• DESCRIPTION OF THE TASK:
Quote all lines below exactly. Images stay out.

• TASK INPUTS:
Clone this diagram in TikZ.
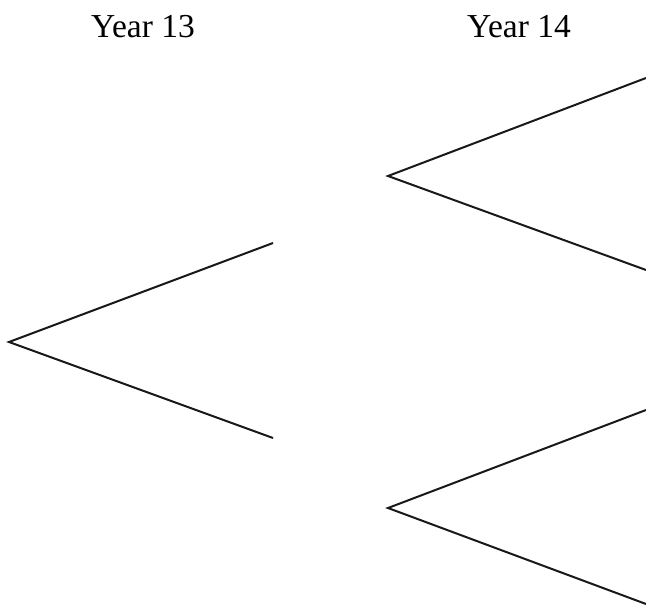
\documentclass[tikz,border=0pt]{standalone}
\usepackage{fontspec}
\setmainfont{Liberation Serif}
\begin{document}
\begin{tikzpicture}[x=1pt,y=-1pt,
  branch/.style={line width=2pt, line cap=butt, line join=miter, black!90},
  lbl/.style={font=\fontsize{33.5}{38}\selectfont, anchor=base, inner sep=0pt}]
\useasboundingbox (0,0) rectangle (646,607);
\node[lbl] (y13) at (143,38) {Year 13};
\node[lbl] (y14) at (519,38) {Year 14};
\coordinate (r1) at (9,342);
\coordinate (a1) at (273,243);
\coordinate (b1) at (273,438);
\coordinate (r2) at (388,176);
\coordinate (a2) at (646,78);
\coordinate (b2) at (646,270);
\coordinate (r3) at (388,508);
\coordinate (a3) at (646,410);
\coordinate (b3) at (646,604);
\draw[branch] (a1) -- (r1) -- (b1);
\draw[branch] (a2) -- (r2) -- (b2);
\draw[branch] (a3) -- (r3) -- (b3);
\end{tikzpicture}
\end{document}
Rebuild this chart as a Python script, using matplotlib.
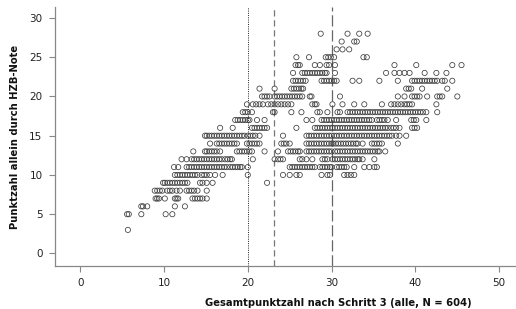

• OUTPUT BELOW:
Clone this diagram in TikZ.
\documentclass[tikz,border=0pt]{standalone}
\usepackage{fontspec}
\setmainfont{Liberation Serif}
\begin{document}
\begin{tikzpicture}[x=1pt,y=-1pt,
  branch/.style={line width=2pt, line cap=butt, line join=miter, black!90},
  lbl/.style={font=\fontsize{33.5}{38}\selectfont, anchor=base, inner sep=0pt}]
\useasboundingbox (0,0) rectangle (646,607);
\node[lbl] (y13) at (143,38) {Year 13};
\node[lbl] (y14) at (519,38) {Year 14};
\coordinate (r1) at (9,342);
\coordinate (a1) at (273,243);
\coordinate (b1) at (273,438);
\coordinate (r2) at (388,176);
\coordinate (a2) at (646,78);
\coordinate (b2) at (646,270);
\coordinate (r3) at (388,508);
\coordinate (a3) at (646,410);
\coordinate (b3) at (646,604);
\draw[branch] (a1) -- (r1) -- (b1);
\draw[branch] (a2) -- (r2) -- (b2);
\draw[branch] (a3) -- (r3) -- (b3);
\end{tikzpicture}
\end{document}
Rebuild this chart as a Python script, using matplotlib.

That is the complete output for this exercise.